+++ DATA EXCERPTS +++

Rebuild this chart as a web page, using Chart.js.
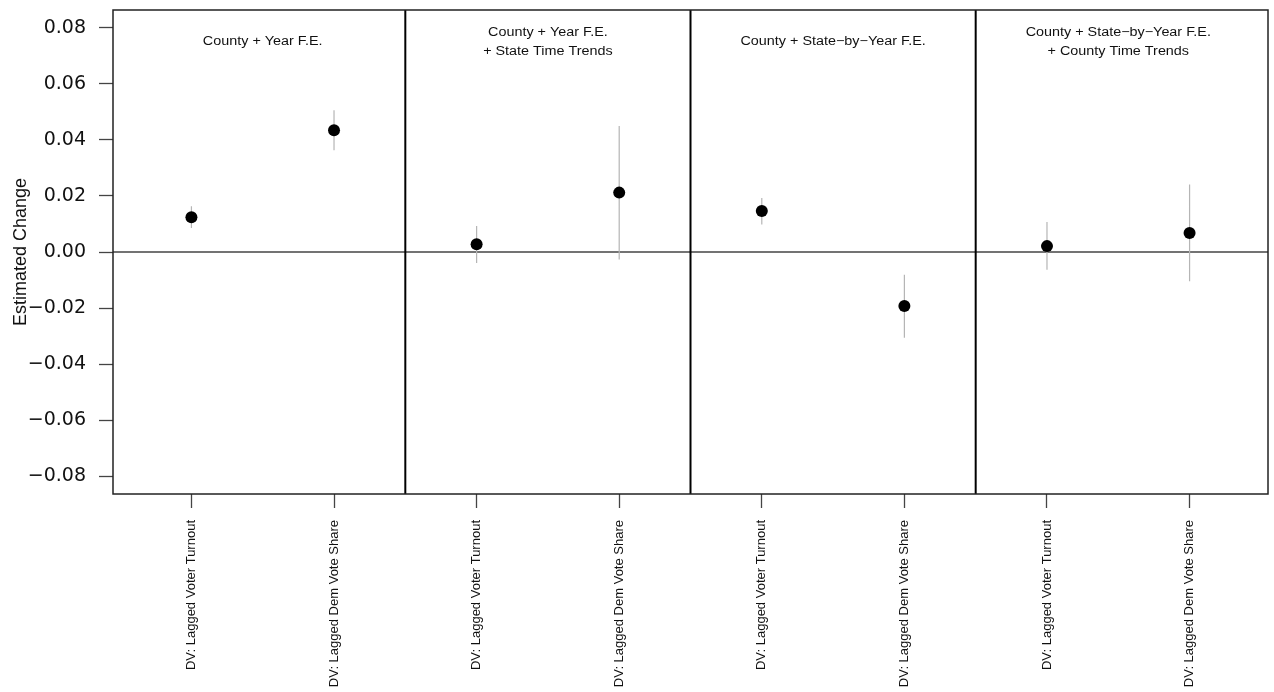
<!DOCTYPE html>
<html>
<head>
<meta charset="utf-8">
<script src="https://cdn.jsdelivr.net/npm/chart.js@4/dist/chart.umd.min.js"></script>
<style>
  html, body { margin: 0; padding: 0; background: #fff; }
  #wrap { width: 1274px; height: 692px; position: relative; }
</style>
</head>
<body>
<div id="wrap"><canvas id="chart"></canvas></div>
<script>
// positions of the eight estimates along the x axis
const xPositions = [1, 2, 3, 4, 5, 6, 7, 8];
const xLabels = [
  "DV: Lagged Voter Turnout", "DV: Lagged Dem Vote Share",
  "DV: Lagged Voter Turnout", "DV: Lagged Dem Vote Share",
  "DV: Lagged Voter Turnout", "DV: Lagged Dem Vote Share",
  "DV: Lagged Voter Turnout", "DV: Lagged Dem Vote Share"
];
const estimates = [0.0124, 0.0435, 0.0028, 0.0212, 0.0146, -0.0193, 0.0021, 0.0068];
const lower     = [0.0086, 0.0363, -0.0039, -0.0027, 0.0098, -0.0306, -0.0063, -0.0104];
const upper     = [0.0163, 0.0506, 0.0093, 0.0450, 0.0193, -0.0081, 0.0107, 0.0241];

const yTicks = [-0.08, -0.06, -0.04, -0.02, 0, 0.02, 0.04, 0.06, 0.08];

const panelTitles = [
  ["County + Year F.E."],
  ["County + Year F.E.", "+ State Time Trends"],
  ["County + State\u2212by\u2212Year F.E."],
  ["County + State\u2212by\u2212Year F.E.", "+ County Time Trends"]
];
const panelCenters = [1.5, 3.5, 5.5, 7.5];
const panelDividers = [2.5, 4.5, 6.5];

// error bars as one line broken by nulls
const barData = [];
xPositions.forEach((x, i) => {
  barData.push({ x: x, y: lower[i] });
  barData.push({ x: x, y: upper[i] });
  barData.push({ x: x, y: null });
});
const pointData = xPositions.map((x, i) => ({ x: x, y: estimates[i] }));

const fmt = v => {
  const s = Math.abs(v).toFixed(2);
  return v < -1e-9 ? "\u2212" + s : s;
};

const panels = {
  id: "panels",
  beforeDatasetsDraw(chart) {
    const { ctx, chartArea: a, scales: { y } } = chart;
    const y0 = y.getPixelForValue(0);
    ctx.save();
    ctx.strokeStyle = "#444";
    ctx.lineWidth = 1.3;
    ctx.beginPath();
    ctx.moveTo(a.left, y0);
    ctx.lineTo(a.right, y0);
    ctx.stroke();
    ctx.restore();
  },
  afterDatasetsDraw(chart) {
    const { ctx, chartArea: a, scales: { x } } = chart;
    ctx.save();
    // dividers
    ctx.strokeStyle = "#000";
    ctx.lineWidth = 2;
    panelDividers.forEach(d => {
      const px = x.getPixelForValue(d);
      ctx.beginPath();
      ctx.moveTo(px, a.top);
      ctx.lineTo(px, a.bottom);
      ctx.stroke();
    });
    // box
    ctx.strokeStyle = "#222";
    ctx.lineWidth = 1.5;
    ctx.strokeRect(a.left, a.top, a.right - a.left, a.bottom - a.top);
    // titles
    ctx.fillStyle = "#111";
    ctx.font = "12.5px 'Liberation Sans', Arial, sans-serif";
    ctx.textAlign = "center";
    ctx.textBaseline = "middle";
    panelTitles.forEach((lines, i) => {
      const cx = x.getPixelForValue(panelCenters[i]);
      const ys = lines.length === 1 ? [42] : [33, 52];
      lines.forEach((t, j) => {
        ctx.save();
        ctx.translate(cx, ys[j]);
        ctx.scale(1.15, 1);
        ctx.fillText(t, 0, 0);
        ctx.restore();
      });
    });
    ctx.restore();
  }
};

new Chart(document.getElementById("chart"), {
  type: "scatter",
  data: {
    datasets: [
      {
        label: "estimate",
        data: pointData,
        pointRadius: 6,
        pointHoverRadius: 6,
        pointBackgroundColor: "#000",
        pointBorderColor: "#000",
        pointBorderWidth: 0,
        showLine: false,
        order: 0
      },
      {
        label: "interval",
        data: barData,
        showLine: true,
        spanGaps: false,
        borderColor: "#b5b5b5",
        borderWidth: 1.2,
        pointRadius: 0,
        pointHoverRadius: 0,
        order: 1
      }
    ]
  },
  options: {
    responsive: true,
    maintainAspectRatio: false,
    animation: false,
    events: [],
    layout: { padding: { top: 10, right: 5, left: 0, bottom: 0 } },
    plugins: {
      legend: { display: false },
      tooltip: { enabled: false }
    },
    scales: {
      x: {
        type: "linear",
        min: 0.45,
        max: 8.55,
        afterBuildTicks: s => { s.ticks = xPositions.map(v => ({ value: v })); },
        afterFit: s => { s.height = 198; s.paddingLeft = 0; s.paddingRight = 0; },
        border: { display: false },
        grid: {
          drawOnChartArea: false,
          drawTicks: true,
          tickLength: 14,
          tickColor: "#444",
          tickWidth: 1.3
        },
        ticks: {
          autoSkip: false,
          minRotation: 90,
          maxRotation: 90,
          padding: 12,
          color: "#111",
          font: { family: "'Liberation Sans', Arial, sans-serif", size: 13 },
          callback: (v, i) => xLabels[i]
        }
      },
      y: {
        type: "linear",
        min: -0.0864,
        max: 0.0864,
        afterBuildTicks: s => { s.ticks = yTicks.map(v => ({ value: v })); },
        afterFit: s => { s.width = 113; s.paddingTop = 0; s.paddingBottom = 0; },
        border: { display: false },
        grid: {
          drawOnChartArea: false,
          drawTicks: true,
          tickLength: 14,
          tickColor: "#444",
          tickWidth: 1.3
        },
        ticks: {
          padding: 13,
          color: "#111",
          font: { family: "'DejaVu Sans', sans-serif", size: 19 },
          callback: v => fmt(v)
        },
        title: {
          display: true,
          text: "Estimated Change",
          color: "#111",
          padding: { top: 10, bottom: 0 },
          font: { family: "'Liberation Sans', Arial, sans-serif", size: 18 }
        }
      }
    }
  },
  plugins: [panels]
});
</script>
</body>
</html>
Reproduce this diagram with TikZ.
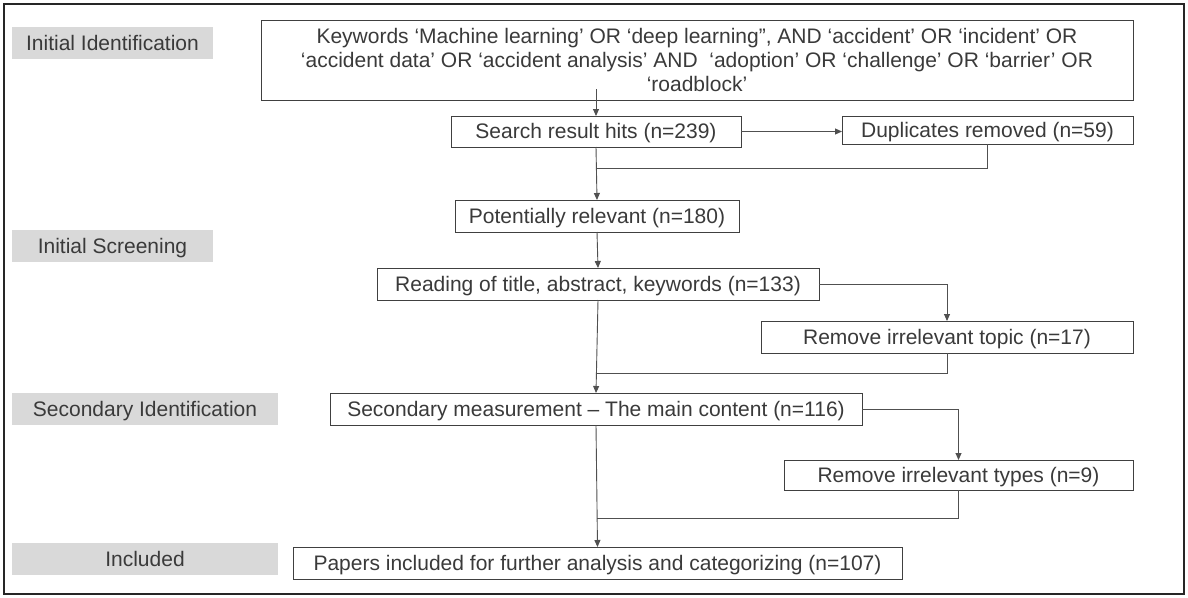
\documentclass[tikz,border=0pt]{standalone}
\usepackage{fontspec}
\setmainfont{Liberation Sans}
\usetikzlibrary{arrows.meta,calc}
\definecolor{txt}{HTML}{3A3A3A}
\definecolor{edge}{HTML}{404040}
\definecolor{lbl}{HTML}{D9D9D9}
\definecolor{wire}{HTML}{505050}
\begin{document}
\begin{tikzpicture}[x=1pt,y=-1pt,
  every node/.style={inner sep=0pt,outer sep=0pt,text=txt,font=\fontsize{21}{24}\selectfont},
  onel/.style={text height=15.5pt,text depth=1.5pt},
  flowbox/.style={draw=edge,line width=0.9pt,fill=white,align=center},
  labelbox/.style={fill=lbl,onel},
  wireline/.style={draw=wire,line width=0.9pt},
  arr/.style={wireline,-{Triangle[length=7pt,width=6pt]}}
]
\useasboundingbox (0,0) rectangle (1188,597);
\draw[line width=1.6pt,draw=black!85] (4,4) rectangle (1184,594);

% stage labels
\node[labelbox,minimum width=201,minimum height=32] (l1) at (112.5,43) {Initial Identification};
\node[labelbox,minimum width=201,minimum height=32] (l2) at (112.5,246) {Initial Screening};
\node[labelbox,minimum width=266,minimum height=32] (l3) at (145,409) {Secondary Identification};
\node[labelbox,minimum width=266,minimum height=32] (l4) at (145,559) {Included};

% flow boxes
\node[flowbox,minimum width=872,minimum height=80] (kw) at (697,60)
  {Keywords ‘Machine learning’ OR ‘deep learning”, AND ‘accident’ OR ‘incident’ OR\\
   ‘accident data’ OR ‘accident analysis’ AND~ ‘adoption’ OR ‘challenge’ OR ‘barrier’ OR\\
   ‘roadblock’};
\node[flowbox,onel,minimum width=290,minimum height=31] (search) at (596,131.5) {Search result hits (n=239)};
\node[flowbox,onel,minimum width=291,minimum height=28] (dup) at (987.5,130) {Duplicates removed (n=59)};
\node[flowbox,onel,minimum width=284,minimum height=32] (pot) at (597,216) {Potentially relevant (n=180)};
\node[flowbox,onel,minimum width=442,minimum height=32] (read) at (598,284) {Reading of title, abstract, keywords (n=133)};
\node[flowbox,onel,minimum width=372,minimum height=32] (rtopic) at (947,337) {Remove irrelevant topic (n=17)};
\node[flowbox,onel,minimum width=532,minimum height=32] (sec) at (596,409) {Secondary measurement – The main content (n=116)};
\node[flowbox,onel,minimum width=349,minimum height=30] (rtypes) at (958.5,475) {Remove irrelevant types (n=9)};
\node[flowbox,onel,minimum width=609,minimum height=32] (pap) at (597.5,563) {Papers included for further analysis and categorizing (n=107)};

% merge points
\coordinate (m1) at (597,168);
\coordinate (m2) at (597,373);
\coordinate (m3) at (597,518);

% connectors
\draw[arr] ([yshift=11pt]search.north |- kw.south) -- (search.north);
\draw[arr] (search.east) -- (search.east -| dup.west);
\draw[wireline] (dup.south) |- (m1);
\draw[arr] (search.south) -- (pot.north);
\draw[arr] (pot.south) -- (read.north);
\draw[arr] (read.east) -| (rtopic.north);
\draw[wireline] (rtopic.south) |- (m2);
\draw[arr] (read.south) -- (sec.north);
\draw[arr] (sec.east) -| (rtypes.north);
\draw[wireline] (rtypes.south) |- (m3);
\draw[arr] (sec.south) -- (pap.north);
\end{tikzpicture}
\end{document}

+++

YOUR TASK
Please give again the entries word for word, starting at the first line and ending with the line that contains "const panelDividers = [2.5, 4.5, 6.5];"; include both of those lines but none of the pictures.

RESPONSE TO THIS EXERCISE
Rebuild this chart as a web page, using Chart.js.
<!DOCTYPE html>
<html>
<head>
<meta charset="utf-8">
<script src="https://cdn.jsdelivr.net/npm/chart.js@4/dist/chart.umd.min.js"></script>
<style>
  html, body { margin: 0; padding: 0; background: #fff; }
  #wrap { width: 1274px; height: 692px; position: relative; }
</style>
</head>
<body>
<div id="wrap"><canvas id="chart"></canvas></div>
<script>
// positions of the eight estimates along the x axis
const xPositions = [1, 2, 3, 4, 5, 6, 7, 8];
const xLabels = [
  "DV: Lagged Voter Turnout", "DV: Lagged Dem Vote Share",
  "DV: Lagged Voter Turnout", "DV: Lagged Dem Vote Share",
  "DV: Lagged Voter Turnout", "DV: Lagged Dem Vote Share",
  "DV: Lagged Voter Turnout", "DV: Lagged Dem Vote Share"
];
const estimates = [0.0124, 0.0435, 0.0028, 0.0212, 0.0146, -0.0193, 0.0021, 0.0068];
const lower     = [0.0086, 0.0363, -0.0039, -0.0027, 0.0098, -0.0306, -0.0063, -0.0104];
const upper     = [0.0163, 0.0506, 0.0093, 0.0450, 0.0193, -0.0081, 0.0107, 0.0241];

const yTicks = [-0.08, -0.06, -0.04, -0.02, 0, 0.02, 0.04, 0.06, 0.08];

const panelTitles = [
  ["County + Year F.E."],
  ["County + Year F.E.", "+ State Time Trends"],
  ["County + State\u2212by\u2212Year F.E."],
  ["County + State\u2212by\u2212Year F.E.", "+ County Time Trends"]
];
const panelCenters = [1.5, 3.5, 5.5, 7.5];
const panelDividers = [2.5, 4.5, 6.5];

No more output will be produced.